◆ **Written request**
Extract the lines of the material below, beginning with the first and ending with the line that holds "const seriesNames = ['DTA-Signal[H.R.". Skip every picture.
╔══
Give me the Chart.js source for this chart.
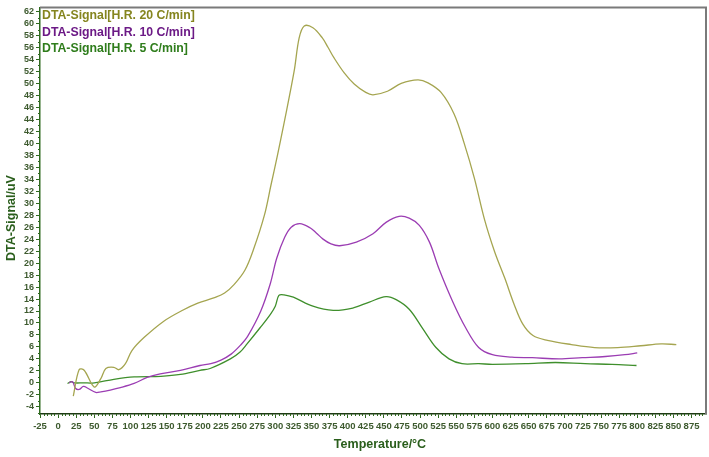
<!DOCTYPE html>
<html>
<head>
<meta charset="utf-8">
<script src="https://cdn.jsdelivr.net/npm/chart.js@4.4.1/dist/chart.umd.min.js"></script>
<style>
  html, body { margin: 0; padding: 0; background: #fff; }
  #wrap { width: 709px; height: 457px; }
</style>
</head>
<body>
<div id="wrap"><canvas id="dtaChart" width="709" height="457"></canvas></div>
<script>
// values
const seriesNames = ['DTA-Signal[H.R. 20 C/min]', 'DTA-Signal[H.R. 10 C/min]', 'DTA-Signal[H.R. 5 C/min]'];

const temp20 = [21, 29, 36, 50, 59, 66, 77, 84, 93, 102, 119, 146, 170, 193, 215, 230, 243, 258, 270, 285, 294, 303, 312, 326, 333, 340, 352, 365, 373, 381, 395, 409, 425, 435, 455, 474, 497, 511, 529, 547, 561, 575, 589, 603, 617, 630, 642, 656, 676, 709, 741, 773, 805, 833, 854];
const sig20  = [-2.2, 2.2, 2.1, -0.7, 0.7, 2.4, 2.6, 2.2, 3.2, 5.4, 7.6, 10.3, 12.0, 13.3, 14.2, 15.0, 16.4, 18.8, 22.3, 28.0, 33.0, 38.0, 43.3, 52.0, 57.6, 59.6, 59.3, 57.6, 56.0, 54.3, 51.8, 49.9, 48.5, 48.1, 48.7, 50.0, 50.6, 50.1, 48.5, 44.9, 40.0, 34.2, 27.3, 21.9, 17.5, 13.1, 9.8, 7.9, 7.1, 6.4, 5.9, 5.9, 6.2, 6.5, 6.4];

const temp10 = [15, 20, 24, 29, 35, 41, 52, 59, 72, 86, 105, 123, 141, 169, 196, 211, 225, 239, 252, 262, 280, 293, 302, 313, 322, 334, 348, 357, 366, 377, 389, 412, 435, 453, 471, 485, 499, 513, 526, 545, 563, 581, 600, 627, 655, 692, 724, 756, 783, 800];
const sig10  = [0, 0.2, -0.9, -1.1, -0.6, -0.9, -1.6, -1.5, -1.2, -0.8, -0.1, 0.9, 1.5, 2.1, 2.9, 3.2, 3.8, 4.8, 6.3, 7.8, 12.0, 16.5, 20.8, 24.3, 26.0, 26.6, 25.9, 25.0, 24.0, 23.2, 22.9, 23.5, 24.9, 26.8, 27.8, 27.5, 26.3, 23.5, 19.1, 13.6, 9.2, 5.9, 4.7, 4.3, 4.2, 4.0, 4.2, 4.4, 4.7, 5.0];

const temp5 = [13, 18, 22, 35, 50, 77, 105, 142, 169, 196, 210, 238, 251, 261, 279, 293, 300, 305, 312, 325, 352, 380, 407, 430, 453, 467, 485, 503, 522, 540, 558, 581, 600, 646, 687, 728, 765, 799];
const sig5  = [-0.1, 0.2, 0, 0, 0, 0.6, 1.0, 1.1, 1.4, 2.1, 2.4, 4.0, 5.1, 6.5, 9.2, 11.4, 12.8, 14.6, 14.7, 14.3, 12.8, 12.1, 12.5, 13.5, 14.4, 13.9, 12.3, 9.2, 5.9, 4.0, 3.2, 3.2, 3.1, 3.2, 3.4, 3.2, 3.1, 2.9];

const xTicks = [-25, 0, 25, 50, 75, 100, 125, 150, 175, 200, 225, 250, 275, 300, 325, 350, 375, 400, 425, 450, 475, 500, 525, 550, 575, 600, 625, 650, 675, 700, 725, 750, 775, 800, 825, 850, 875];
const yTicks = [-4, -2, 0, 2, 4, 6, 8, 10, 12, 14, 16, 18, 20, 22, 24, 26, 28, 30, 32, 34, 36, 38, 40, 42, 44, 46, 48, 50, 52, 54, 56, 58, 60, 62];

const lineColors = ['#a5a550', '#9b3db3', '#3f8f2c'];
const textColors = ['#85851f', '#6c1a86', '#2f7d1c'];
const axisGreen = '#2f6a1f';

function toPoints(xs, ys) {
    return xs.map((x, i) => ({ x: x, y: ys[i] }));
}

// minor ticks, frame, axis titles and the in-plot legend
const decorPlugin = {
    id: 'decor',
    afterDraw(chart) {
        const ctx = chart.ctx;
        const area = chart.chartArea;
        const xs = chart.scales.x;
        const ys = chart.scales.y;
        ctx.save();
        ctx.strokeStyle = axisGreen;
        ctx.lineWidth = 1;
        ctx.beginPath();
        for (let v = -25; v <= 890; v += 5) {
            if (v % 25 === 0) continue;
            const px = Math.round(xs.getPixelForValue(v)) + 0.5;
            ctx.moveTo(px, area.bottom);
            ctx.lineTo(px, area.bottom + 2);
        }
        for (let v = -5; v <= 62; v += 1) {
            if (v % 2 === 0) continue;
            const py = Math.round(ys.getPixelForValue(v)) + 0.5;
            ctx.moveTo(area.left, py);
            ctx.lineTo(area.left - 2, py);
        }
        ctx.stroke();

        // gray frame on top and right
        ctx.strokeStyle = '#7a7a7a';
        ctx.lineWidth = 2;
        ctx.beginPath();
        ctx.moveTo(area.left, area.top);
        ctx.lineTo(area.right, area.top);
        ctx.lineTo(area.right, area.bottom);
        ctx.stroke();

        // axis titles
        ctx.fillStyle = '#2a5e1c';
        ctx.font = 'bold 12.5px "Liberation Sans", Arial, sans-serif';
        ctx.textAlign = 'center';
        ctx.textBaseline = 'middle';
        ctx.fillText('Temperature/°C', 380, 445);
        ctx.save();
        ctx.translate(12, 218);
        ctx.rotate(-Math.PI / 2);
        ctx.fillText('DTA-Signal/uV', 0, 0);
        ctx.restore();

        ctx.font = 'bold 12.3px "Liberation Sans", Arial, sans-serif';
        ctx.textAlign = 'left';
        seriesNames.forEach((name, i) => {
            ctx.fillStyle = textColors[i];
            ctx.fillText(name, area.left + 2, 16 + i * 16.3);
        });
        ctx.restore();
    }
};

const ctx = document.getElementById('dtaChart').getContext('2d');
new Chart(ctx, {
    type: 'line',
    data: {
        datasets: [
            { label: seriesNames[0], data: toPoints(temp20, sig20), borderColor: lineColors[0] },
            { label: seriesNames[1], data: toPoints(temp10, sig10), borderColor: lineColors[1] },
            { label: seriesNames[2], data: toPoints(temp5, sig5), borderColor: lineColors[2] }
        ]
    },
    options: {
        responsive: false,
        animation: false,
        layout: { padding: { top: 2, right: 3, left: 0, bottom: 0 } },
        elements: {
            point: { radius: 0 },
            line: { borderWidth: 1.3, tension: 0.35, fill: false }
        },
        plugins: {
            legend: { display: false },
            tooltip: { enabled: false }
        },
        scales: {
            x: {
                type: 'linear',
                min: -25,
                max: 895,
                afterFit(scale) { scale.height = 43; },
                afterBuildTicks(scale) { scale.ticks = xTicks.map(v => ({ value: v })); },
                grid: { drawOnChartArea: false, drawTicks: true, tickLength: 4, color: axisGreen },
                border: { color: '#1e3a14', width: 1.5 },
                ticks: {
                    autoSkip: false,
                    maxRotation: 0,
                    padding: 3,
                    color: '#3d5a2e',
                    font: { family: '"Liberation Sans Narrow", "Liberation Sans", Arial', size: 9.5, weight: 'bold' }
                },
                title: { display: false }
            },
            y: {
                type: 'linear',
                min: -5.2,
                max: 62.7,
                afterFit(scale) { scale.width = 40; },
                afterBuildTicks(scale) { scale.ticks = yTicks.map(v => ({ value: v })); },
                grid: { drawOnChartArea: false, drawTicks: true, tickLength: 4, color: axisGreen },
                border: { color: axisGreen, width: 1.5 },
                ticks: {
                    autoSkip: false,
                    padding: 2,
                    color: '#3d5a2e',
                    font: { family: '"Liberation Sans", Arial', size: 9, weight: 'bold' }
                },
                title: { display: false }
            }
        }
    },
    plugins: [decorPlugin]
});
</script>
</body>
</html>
╚══
◆ **Reply**
Give me the Chart.js source for this chart.
<!DOCTYPE html>
<html>
<head>
<meta charset="utf-8">
<script src="https://cdn.jsdelivr.net/npm/chart.js@4.4.1/dist/chart.umd.min.js"></script>
<style>
  html, body { margin: 0; padding: 0; background: #fff; }
  #wrap { width: 709px; height: 457px; }
</style>
</head>
<body>
<div id="wrap"><canvas id="dtaChart" width="709" height="457"></canvas></div>
<script>
// values
const seriesNames = ['DTA-Signal[H.R. 20 C/min]', 'DTA-Signal[H.R. 10 C/min]', 'DTA-Signal[H.R. 5 C/min]'];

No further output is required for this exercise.